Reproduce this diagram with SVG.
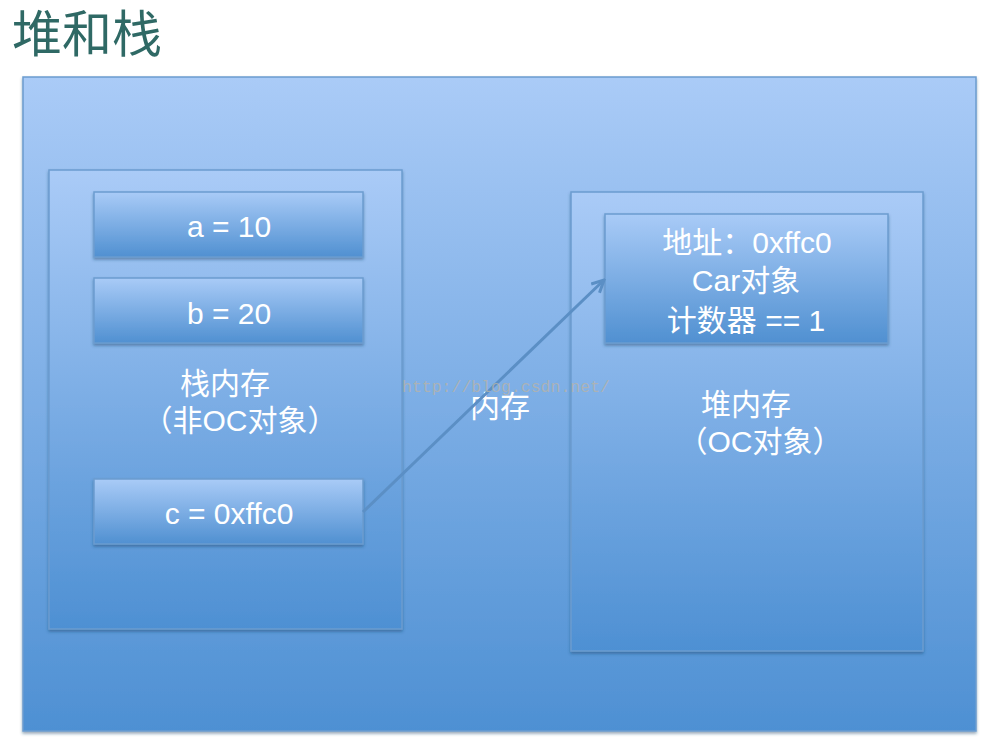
<svg xmlns="http://www.w3.org/2000/svg" width="992" height="752" viewBox="0 0 992 752">
<defs>
<linearGradient id="g" x1="0" y1="0" x2="0" y2="1">
<stop offset="0" stop-color="#aacbf7"/>
<stop offset="1" stop-color="#4e90d3"/>
</linearGradient>
<linearGradient id="gb" x1="0" y1="0" x2="0" y2="1">
<stop offset="0" stop-color="#a9cbf7"/>
<stop offset="1" stop-color="#5090d1"/>
</linearGradient>
<filter id="sh" x="-5%" y="-5%" width="110%" height="115%">
<feDropShadow dx="0" dy="2" stdDeviation="1.5" flood-color="#1f3f66" flood-opacity="0.45"/>
</filter>
<marker id="ah" viewBox="0 0 10 10" refX="9" refY="5" markerWidth="5" markerHeight="5" orient="auto" markerUnits="strokeWidth">
<path d="M1,1 L9,5 L1,9" fill="none" stroke="#5b8fc5" stroke-width="2"/>
</marker>
<style>
.panel{fill:url(#g);stroke:#6b9ccf;stroke-width:1.5;filter:url(#sh)}
.box{fill:url(#gb);stroke:#6b9ccf;stroke-width:1.5;filter:url(#sh)}
.t{font-family:"Liberation Sans","Noto Sans CJK SC",sans-serif;font-size:30px;fill:#ffffff;text-anchor:middle}
</style>
</defs>
<rect width="992" height="752" fill="#ffffff"/>
<text x="12" y="52" font-family="'Noto Sans CJK SC',sans-serif" font-size="50" fill="#2f6965">堆和栈</text>
<g id="memory">
<rect class="panel" x="23" y="77" width="953" height="654"/>
<text class="t" x="500" y="417">内存</text>
</g>
<g id="stack">
<rect class="panel" x="49" y="170" width="353" height="459"/>
<text class="t" x="225" y="394">栈内存</text>
<text class="t" x="240" y="431">（非OC对象）</text>
</g>
<g id="heap">
<rect class="panel" x="571" y="192" width="352" height="459"/>
<text class="t" x="746" y="415">堆内存</text>
<text class="t" x="760" y="452">（OC对象）</text>
</g>
<g id="a">
<rect class="box" x="94" y="192" width="269" height="65"/>
<text class="t" x="229" y="237">a = 10</text>
</g>
<g id="b">
<rect class="box" x="94" y="278" width="269" height="65"/>
<text class="t" x="229" y="324">b = 20</text>
</g>
<g id="c">
<rect class="box" x="94" y="479" width="269" height="65"/>
<text class="t" x="229" y="524">c = 0xffc0</text>
</g>
<g id="car">
<rect class="box" x="605" y="214" width="283" height="129"/>
<text class="t" x="747" y="253">地址：0xffc0</text>
<text class="t" x="746" y="291">Car对象</text>
<text class="t" x="746" y="331">计数器 == 1</text>
</g>
<g id="connectors">
<line x1="363" y1="512" x2="604" y2="280" stroke="#5b8fc5" stroke-width="3" marker-end="url(#ah)"/>
</g>
<text x="402" y="392" font-family="'Liberation Mono',monospace" font-size="16.5" fill="#b9b3a6" fill-opacity="0.75">http://blog.csdn.net/</text>
</svg>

******************************

→ **Work instructions**
Transcribe the material exactly, keeping every word and none of the pictures.

→ **Answer below**
Reproduce this diagram with SVG.
<svg xmlns="http://www.w3.org/2000/svg" width="992" height="752" viewBox="0 0 992 752">
<defs>
<linearGradient id="g" x1="0" y1="0" x2="0" y2="1">
<stop offset="0" stop-color="#aacbf7"/>
<stop offset="1" stop-color="#4e90d3"/>
</linearGradient>
<linearGradient id="gb" x1="0" y1="0" x2="0" y2="1">
<stop offset="0" stop-color="#a9cbf7"/>
<stop offset="1" stop-color="#5090d1"/>
</linearGradient>
<filter id="sh" x="-5%" y="-5%" width="110%" height="115%">
<feDropShadow dx="0" dy="2" stdDeviation="1.5" flood-color="#1f3f66" flood-opacity="0.45"/>
</filter>
<marker id="ah" viewBox="0 0 10 10" refX="9" refY="5" markerWidth="5" markerHeight="5" orient="auto" markerUnits="strokeWidth">
<path d="M1,1 L9,5 L1,9" fill="none" stroke="#5b8fc5" stroke-width="2"/>
</marker>
<style>
.panel{fill:url(#g);stroke:#6b9ccf;stroke-width:1.5;filter:url(#sh)}
.box{fill:url(#gb);stroke:#6b9ccf;stroke-width:1.5;filter:url(#sh)}
.t{font-family:"Liberation Sans","Noto Sans CJK SC",sans-serif;font-size:30px;fill:#ffffff;text-anchor:middle}
</style>
</defs>
<rect width="992" height="752" fill="#ffffff"/>
<text x="12" y="52" font-family="'Noto Sans CJK SC',sans-serif" font-size="50" fill="#2f6965">堆和栈</text>
<g id="memory">
<rect class="panel" x="23" y="77" width="953" height="654"/>
<text class="t" x="500" y="417">内存</text>
</g>
<g id="stack">
<rect class="panel" x="49" y="170" width="353" height="459"/>
<text class="t" x="225" y="394">栈内存</text>
<text class="t" x="240" y="431">（非OC对象）</text>
</g>
<g id="heap">
<rect class="panel" x="571" y="192" width="352" height="459"/>
<text class="t" x="746" y="415">堆内存</text>
<text class="t" x="760" y="452">（OC对象）</text>
</g>
<g id="a">
<rect class="box" x="94" y="192" width="269" height="65"/>
<text class="t" x="229" y="237">a = 10</text>
</g>
<g id="b">
<rect class="box" x="94" y="278" width="269" height="65"/>
<text class="t" x="229" y="324">b = 20</text>
</g>
<g id="c">
<rect class="box" x="94" y="479" width="269" height="65"/>
<text class="t" x="229" y="524">c = 0xffc0</text>
</g>
<g id="car">
<rect class="box" x="605" y="214" width="283" height="129"/>
<text class="t" x="747" y="253">地址：0xffc0</text>
<text class="t" x="746" y="291">Car对象</text>
<text class="t" x="746" y="331">计数器 == 1</text>
</g>
<g id="connectors">
<line x1="363" y1="512" x2="604" y2="280" stroke="#5b8fc5" stroke-width="3" marker-end="url(#ah)"/>
</g>
<text x="402" y="392" font-family="'Liberation Mono',monospace" font-size="16.5" fill="#b9b3a6" fill-opacity="0.75">http://blog.csdn.net/</text>
</svg>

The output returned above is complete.